終末思想はしかし、死の恐怖によって人間を善導する道徳的機能をになっているだけではなく、肉体の死への恐怖から人間が肉体についての内観を発達させて医学や生理学をうみだしたように、自然や宇宙のような人間の集団的運命にかかわる世界環境に関する内省をうながして、さまざまの共同的な知の源泉となったともかんがえられる。たとえば万物を〝四大〟四大クに還元する世界観も終末思想と密接に関連している。
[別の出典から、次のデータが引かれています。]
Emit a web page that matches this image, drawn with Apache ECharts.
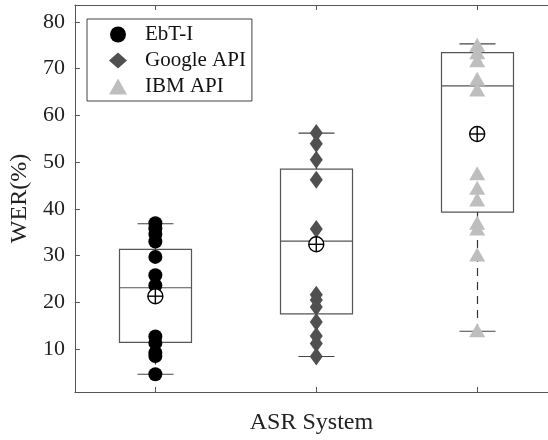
<!DOCTYPE html>
<html><head><meta charset="utf-8">
<script src="https://cdn.jsdelivr.net/npm/echarts@6/dist/echarts.min.js"></script>
<style>html,body{margin:0;padding:0;background:#fff}#c{width:548px;height:440px}</style>
</head><body><div id="c"></div>
<script>
const categories = ['EbT-I', 'Google API', 'IBM API'];
const categoryPositions = [1, 2, 3];
const ebtValues = [36.9, 35.8, 34.6, 33.0, 29.7, 25.8, 23.6, 12.7, 11.3, 9.2, 8.5, 4.6];
const googleValues = [56.2, 53.9, 50.5, 46.2, 35.7, 21.6, 20.5, 19.0, 15.8, 12.8, 11.2, 8.4];
const ibmValues = [75.1, 73.5, 71.8, 67.8, 65.5, 47.6, 44.5, 42.0, 37.0, 35.8, 30.2, 14.0];
const boxMin = [4.6, 8.4, 13.8];
const boxQ1 = [11.4, 17.5, 39.3];
const boxMedian = [23.1, 33.1, 66.3];
const boxQ3 = [31.3, 48.5, 73.4];
const boxMax = [36.8, 56.2, 75.3];
const meanValues = [21.3, 32.4, 56.0];
const yTicks = [10, 20, 30, 40, 50, 60, 70, 80];

const FONT = 'Liberation Serif';
const AX = '#555';
const boxData = categories.map((c, i) => [categoryPositions[i], boxMin[i], boxQ1[i], boxMedian[i], boxQ3[i], boxMax[i]]);
const meanData = categories.map((c, i) => [categoryPositions[i], meanValues[i]]);
const toPts = (arr, i) => arr.map(v => [categoryPositions[i], v]);

const xCommon = {
  type: 'value', min: 0.5, max: 3.44,
  axisLine: {show: true, onZero: false, lineStyle: {color: AX}},
  axisTick: {show: true, inside: true, length: 5, customValues: categoryPositions, lineStyle: {color: AX}},
  axisLabel: {show: false}, splitLine: {show: false}
};

const chart = echarts.init(document.getElementById('c'), null, {renderer: 'canvas'});
chart.setOption({
  animation: false,
  backgroundColor: '#fff',
  grid: {left: 73, right: 0, top: 5, bottom: 48},
  legend: {
    orient: 'vertical', left: 87, top: 19, selectedMode: false,
    data: [{name: 'EbT-I', icon: 'circle'}, {name: 'Google API', icon: 'diamond'}, {name: 'IBM API', icon: 'triangle'}],
    itemWidth: 18, itemHeight: 16, itemGap: 5,
    padding: [5, 6, 4, 22], borderColor: '#444', borderWidth: 1,
    textStyle: {fontFamily: FONT, fontSize: 21, color: '#111', lineHeight: 21, padding: [0, 0, 0, 13]}
  },
  xAxis: [Object.assign({}, xCommon, {
    position: 'bottom',
    name: 'ASR System', nameLocation: 'middle', nameGap: 19,
    nameTextStyle: {fontFamily: FONT, fontSize: 24, color: '#222'}
  }), Object.assign({}, xCommon, {position: 'top'})],
  yAxis: {
    type: 'value', min: 0.8, max: 83.6,
    axisLine: {show: true, onZero: false, lineStyle: {color: AX}},
    axisTick: {show: true, inside: true, length: 5, customValues: yTicks, lineStyle: {color: AX}},
    axisLabel: {customValues: yTicks, fontFamily: FONT, fontSize: 22, color: '#222', margin: 10},
    splitLine: {show: false},
    name: 'WER(%)', nameLocation: 'middle', nameGap: 38,
    nameTextStyle: {fontFamily: FONT, fontSize: 24, color: '#222'}
  },
  series: [{
    type: 'custom', z: 1, silent: true,
    encode: {x: 0, y: [1, 2, 3, 4, 5]},
    data: boxData,
    renderItem: function (params, api) {
      const x = api.value(0);
      const pMin = api.coord([x, api.value(1)]);
      const pQ1 = api.coord([x, api.value(2)]);
      const pMed = api.coord([x, api.value(3)]);
      const pQ3 = api.coord([x, api.value(4)]);
      const pMax = api.coord([x, api.value(5)]);
      const cx = Math.round(pQ1[0]) + 0.5;
      const hw = 36, cw = 18;
      const ln = (x1, y1, x2, y2, st) => ({type: 'line', shape: {x1, y1, x2, y2}, style: Object.assign({stroke: '#555', lineWidth: 1.2}, st || {})});
      return {type: 'group', children: [
        {type: 'rect', shape: {x: cx - hw, y: pQ3[1], width: 2 * hw, height: pQ1[1] - pQ3[1]}, style: {fill: 'transparent', stroke: '#555', lineWidth: 1.2}},
        ln(cx - hw, pMed[1], cx + hw, pMed[1]),
        ln(cx, pQ3[1], cx, pMax[1], {stroke: '#333', lineDash: [8, 6]}),
        ln(cx, pQ1[1], cx, pMin[1], {stroke: '#333', lineDash: [8, 6]}),
        ln(cx - cw, pMax[1], cx + cw, pMax[1], {stroke: '#444'}),
        ln(cx - cw, pMin[1], cx + cw, pMin[1], {stroke: '#444'})
      ]};
    }
  }, {
    name: 'EbT-I', type: 'scatter', z: 2, symbol: 'circle', symbolSize: 14,
    itemStyle: {color: '#000', opacity: 1}, data: toPts(ebtValues, 0)
  }, {
    name: 'Google API', type: 'scatter', z: 2, symbol: 'diamond', symbolSize: [13, 18],
    itemStyle: {color: '#505050', opacity: 1}, data: toPts(googleValues, 1)
  }, {
    name: 'IBM API', type: 'scatter', z: 2, symbol: 'triangle', symbolSize: [16, 14],
    itemStyle: {color: '#bebebe', opacity: 1}, data: toPts(ibmValues, 2)
  }, {
    type: 'custom', z: 3, silent: true,
    encode: {x: 0, y: 1},
    data: meanData,
    renderItem: function (params, api) {
      const p = api.coord([api.value(0), api.value(1)]);
      const r = 7.5;
      const st = {stroke: '#000', lineWidth: 1.4};
      return {type: 'group', children: [
        {type: 'circle', shape: {cx: p[0], cy: p[1], r: r}, style: {fill: '#fff', stroke: '#000', lineWidth: 1.4}},
        {type: 'line', shape: {x1: p[0] - r, y1: p[1], x2: p[0] + r, y2: p[1]}, style: st},
        {type: 'line', shape: {x1: p[0], y1: p[1] - r, x2: p[0], y2: p[1] + r}, style: st}
      ]};
    }
  }]
});
</script></body></html>
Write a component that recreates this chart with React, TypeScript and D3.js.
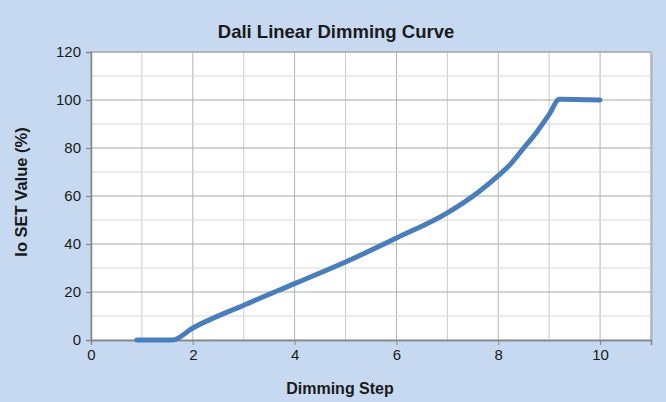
import { useEffect, useRef } from "react";
import * as d3 from "d3";

const WIDTH = 666;
const HEIGHT = 402;
const MARGINS = { LEFT: 91, RIGHT: 15, TOP: 52, BOTTOM: 62 };

const steps = [0.9, 1.6, 2, 3, 4, 5, 6, 7, 7.6, 8, 8.25, 8.5, 8.75, 9, 9.2, 10];
const ioSet = [0, 0, 5, 14.5, 23.5, 32.5, 42.5, 53, 61.5, 68.5, 73.5, 80, 86.5, 94, 100.3, 100];
const xTicks = [0, 2, 4, 6, 8, 10];
const yTicks = [0, 20, 40, 60, 80, 100, 120];

const FONT = "'Liberation Sans', Arial, sans-serif";

const App = () => {
  const svgRef = useRef<SVGSVGElement | null>(null);

  useEffect(() => {
    const svg = d3.select(svgRef.current);
    svg.selectAll("*").remove();

    const innerW = WIDTH - MARGINS.LEFT - MARGINS.RIGHT;
    const innerH = HEIGHT - MARGINS.TOP - MARGINS.BOTTOM;

    svg.append("rect").attr("width", WIDTH).attr("height", HEIGHT).attr("fill", "#c6d9f0");

    const xScale = d3.scaleLinear().domain([0, 11]).range([0, innerW]);
    const yScale = d3.scaleLinear().domain([0, 120]).range([innerH, 0]);

    const g = svg.append("g").attr("transform", `translate(${MARGINS.LEFT}, ${MARGINS.TOP})`);

    // soft shadow on the right / bottom of the plot area
    g.append("rect")
      .attr("x", 2)
      .attr("y", 2)
      .attr("width", innerW)
      .attr("height", innerH)
      .attr("fill", "#b3c6dd");

    g.append("rect").attr("width", innerW).attr("height", innerH).attr("fill", "#ffffff");

    // gridlines
    g.selectAll(".vgrid")
      .data(d3.range(1, 12))
      .join("line")
      .attr("x1", (d) => xScale(d))
      .attr("x2", (d) => xScale(d))
      .attr("y1", 0)
      .attr("y2", innerH)
      .attr("stroke", (d) => (d % 2 === 0 ? "#b4b4b4" : "#cccccc"))
      .attr("stroke-width", 1);

    g.selectAll(".hgrid")
      .data(d3.range(10, 130, 10))
      .join("line")
      .attr("x1", 0)
      .attr("x2", innerW)
      .attr("y1", (d) => yScale(d))
      .attr("y2", (d) => yScale(d))
      .attr("stroke", (d) => (d % 20 === 0 ? "#a8a8a8" : "#d8d8d8"))
      .attr("stroke-width", 1);

    g.append("rect")
      .attr("width", innerW)
      .attr("height", innerH)
      .attr("fill", "none")
      .attr("stroke", "#a6a6a6");

    // axes
    const xAxis = d3.axisBottom(xScale).tickValues(xTicks).tickSize(5).tickPadding(4);
    const yAxis = d3.axisLeft(yScale).tickValues(yTicks).tickSize(5).tickPadding(5);

    const xg = g.append("g").attr("transform", `translate(0, ${innerH})`).call(xAxis as any);
    const yg = g.append("g").call(yAxis as any);

    [xg, yg].forEach((ax) => {
      ax.select(".domain").attr("stroke", "#868686").attr("stroke-width", 1.5);
      ax.selectAll(".tick line").attr("stroke", "#868686");
      ax.selectAll(".tick text")
        .attr("fill", "#1a1a1a")
        .style("font-family", FONT)
        .style("font-size", "15px");
    });

    // curve
    const pts = steps.map((s, i) => [s, ioSet[i]] as [number, number]);
    const line = d3
      .line<[number, number]>()
      .x((d) => xScale(d[0]))
      .y((d) => yScale(d[1]))
      .curve(d3.curveMonotoneX);

    g.append("path")
      .datum(pts)
      .attr("d", line)
      .attr("fill", "none")
      .attr("stroke", "#4a7ebb")
      .attr("stroke-width", 5)
      .attr("stroke-linejoin", "round")
      .attr("stroke-linecap", "round");

    // titles
    svg.append("text")
      .attr("x", 336)
      .attr("y", 38)
      .attr("text-anchor", "middle")
      .style("font-family", FONT)
      .style("font-weight", "bold")
      .style("font-size", "18.5px")
      .attr("fill", "#1a1a1a")
      .text("Dali Linear Dimming Curve");

    svg.append("text")
      .attr("x", 340)
      .attr("y", 394)
      .attr("text-anchor", "middle")
      .style("font-family", FONT)
      .style("font-weight", "bold")
      .style("font-size", "16px")
      .attr("fill", "#1a1a1a")
      .text("Dimming Step");

    svg.append("text")
      .attr("transform", `translate(27, 192) rotate(-90)`)
      .attr("text-anchor", "middle")
      .style("font-family", FONT)
      .style("font-weight", "bold")
      .style("font-size", "16.5px")
      .attr("fill", "#1a1a1a")
      .text("Io SET Value (%)");
  }, []);

  return (
    <div style={{ position: "absolute", top: 0, left: 0 }}>
      <svg ref={svgRef} width={WIDTH} height={HEIGHT} style={{ display: "block" }} />
    </div>
  );
};

export default App;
                                                              
(世界の終わりの日から)



 

 三十年にも及ぶ交流、七十年代の前衛芸術を共に牽引した澁澤達彦は〈人間は変身しなければならず、この世は顛倒されなければならない〉という言葉こそ種村季弘の信念であると断言したが、文学、美術、思想、宗教に及ぶ広範な知識と錬金術、悪魔学といった西洋オカルティズムの系譜にも造詣が深く、それらの風景の中を徘徊し続けた種村季弘。平成7年10月、金沢での取材中に脳梗塞で倒れ、一時は右半身が殆ど動かなかったのだが、リハビリとして毎日の散歩を習慣としたおかげもあってか不自由ながらも回復して執筆活動に勤んでいた。14年6月、悪性リンパ腫が見つかり、翌年手術するも虚しく平成16年8月29日午後8時25分、胃がんのため静岡県三島市の病院で死去した。



 

 生まれたのは池袋二丁目。家の背後は置屋や待合、料亭などがある芸者町。大学を卒業して日本語学校に一年務めたあと、週刊誌の記者になった頃に住んだのは新宿職安通りの三畳一間のアパート。それからは新婚の住まい愛宕山のアパート、千葉の九十九里、豊島園、阿佐ケ谷、茅ヶ崎の団地、晴海の団地、秩父の農家、大磯と転居を繰り返し、終の住処は真鶴の山の上、みかん畑がほど近く、白波をたてる相模の海が見えた。晩年。もう一度は引越ししたいかな、東京下町の深川か下谷あたりにゆっくりとと、思っていたらしいが、今は眼下に相模灘、吉浜海岸と伊豆半島、数隻の小船が見える墓地に眠る。「種村家」墓。初秋の真夏日にもかかわらず吹く風は爽やかだった。